3. Il pensiero che immagina

Sogno, finzione, possibilità, futuro

L’immaginazione è la palestra dell’impossibile. Qui il pensiero smette di rispecchiare il mondo e comincia a riscriverlo. Siamo umani perché sogniamo, e sogniamo perché il pensiero può mentire, creare, desiderare

Il sogno: pensiero che dorme, pensiero che vola

Nel sogno, il pensiero si libera dalla logica quotidiana.
Non più lineare, né coerente, né realistico: il sogno è un pensiero che ignora le regole della veglia. Eppure parla. A volte più profondamente di mille analisi.

Freud lo chiamava la “via regia all’inconscio”. Le neuroscienze lo leggono oggi come simulazione mentale, esercizio notturno per scenari possibili. Ma resta qualcosa di irriducibile nel sogno: la sua potenza immaginativa, visionaria, perturbante.

Nel sogno convivono memorie, paure, desideri, linguaggi simbolici. Non solo una rielaborazione del giorno, ma una forma di pensiero alterato. E forse, creativo.

Molti artisti, scienziati, inventori hanno attinto a immagini oniriche. Il sogno è un laboratorio mentale che non risponde alla ragione, ma all’intuizione.

Il sogno è ciò che accade quando smettiamo di pensare come di solito e iniziamo a pensare come potremmo.

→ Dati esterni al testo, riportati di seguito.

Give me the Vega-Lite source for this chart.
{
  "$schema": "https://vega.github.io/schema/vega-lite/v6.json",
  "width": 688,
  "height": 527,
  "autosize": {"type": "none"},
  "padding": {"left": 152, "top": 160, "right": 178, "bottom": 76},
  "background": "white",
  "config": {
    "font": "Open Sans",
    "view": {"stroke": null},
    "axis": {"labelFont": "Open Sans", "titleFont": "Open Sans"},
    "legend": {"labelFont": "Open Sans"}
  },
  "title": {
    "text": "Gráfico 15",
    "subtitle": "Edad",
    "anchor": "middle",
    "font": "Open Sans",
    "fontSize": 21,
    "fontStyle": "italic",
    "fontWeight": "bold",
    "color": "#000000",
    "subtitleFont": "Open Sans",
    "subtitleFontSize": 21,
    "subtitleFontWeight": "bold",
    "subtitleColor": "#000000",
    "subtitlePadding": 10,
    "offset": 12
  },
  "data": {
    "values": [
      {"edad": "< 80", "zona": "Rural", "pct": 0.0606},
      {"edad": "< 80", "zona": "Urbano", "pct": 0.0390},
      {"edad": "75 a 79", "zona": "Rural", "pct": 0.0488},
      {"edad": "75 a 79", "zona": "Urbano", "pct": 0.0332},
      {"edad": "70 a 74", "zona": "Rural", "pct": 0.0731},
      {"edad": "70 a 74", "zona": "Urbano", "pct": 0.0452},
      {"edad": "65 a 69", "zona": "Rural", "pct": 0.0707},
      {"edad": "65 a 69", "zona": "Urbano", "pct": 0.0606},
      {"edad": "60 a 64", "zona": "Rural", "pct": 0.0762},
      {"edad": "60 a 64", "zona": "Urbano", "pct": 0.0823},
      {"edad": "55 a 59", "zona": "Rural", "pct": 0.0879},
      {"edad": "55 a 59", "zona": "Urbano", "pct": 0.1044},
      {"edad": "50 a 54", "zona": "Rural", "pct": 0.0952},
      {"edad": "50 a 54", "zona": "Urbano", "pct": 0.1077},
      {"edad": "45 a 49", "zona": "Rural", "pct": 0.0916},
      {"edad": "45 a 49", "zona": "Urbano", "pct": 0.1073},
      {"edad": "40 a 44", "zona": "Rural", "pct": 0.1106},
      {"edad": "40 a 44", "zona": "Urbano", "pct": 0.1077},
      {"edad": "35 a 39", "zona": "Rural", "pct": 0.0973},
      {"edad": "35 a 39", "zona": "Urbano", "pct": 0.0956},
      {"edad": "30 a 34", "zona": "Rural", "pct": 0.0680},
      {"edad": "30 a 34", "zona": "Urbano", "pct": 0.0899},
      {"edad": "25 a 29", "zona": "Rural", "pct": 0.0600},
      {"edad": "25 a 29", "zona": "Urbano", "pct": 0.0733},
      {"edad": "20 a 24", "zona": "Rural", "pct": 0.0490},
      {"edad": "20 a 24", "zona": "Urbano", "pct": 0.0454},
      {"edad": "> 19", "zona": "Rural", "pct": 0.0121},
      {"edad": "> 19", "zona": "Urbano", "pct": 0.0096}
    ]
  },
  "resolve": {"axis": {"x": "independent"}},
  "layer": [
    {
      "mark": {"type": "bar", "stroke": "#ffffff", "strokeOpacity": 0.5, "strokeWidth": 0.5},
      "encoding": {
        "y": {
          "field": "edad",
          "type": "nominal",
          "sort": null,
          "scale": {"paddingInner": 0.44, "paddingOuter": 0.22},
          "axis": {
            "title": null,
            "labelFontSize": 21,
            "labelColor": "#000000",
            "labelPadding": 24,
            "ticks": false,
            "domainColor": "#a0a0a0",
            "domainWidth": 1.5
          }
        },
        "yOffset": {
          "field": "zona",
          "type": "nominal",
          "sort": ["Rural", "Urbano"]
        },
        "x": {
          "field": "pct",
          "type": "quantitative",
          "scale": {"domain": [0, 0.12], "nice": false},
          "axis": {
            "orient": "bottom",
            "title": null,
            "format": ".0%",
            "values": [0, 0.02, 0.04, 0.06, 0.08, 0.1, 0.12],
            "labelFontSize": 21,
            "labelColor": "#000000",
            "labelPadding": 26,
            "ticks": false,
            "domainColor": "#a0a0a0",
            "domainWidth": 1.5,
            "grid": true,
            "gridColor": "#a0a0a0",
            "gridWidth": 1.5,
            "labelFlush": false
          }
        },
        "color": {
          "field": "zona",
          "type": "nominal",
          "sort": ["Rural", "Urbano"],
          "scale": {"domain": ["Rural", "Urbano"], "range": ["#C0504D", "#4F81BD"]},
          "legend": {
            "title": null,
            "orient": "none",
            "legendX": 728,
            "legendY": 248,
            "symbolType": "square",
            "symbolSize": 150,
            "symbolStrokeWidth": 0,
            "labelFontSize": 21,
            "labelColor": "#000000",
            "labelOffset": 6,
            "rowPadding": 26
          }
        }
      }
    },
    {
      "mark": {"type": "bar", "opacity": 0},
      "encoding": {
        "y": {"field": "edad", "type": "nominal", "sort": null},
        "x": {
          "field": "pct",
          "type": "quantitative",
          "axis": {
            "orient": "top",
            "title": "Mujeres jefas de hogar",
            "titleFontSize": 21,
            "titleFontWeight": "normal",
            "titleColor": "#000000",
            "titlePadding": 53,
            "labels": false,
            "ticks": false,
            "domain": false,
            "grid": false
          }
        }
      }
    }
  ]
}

La finzione: credere il falso, vivere il possibile

Perché ci commuove una storia che sappiamo falsa? Perché proviamo empatia per personaggi mai esistiti?
La finzione è uno dei paradossi più profondi del pensiero umano: crediamo al falso per vivere il vero.

Dalla narrazione mitica alla fiction contemporanea, il pensiero ha sempre avuto bisogno di maschere, scenari inventati, mondi altri. Non per evadere, ma per capire meglio la realtà. È nella finzione che possiamo sperimentare emozioni, dilemmi, finali alternativi, senza pagare il prezzo della realtà.

In letteratura, cinema, teatro, la finzione diventa laboratorio morale, specchio deformante, simulazione empatica.
Ma anche nella vita quotidiana fingiamo. Ogni ruolo sociale – il professionista, l’amico, il genitore – è una parte che impariamo a interpretare. La realtà è spesso teatro inconsapevole.

Fingere non è solo mentire: è esplorare ciò che non è, per immaginare ciò che potrebbe essere.

Il possibile: pensare altrimenti

Il pensiero che immagina è anche quello che sospende il reale.
È la forza del “e se…?”, la domanda che apre mondi.

Il possibile non è solo ciò che non è ancora ma ciò che potrebbe essere in altro modo. È la rottura dell’automatismo, dell’evidenza, della rassegnazione. In ogni rivoluzione, invenzione, scoperta, c’è un atto mentale di rottura con l’ovvio.

Pensare il possibile è un gesto filosofico ma anche poetico e politico. Significa rifiutare l’unicità del reale, immaginare alternative. “Tutto potrebbe essere altrimenti”, diceva Wittgenstein. Questo è il cuore della libertà mentale.

Il pensiero che immagina non è fuga: è critica, creazione, apertura. È il pensiero che non accetta che il mondo sia solo com’è.

Il futuro: progettare l’ignoto

Nessun animale progetta un decennio. Nessun dispositivo tecnologico teme il proprio tramonto.
Solo l’essere umano pensa in termini di “dopo”.

Il futuro è il tempo dell’immaginazione per eccellenza: non lo conosciamo, eppure lo anticipiamo, lo temiamo, lo pianifichiamo.
Ogni scelta che facciamo è già un investimento su un domani possibile.

Il futuro, però, non è un dato oggettivo: è una costruzione mentale, emotiva, narrativa. Dipende da come lo immaginiamo: come minaccia? Come promessa? Come continuità o come rottura?

Oggi, in un’epoca segnata da crisi ecologiche e tecnologie acceleranti, il pensiero sul futuro è più che mai essenziale. Senza immaginazione del futuro, non c’è responsabilità nel presente.

Il futuro non esiste. Ma i pensieri (o i non-pensieri) che riguardano il futuro plasmano ciò che esisterà.
Forse, su questo, dovremmo ricominciare ad esercitarci.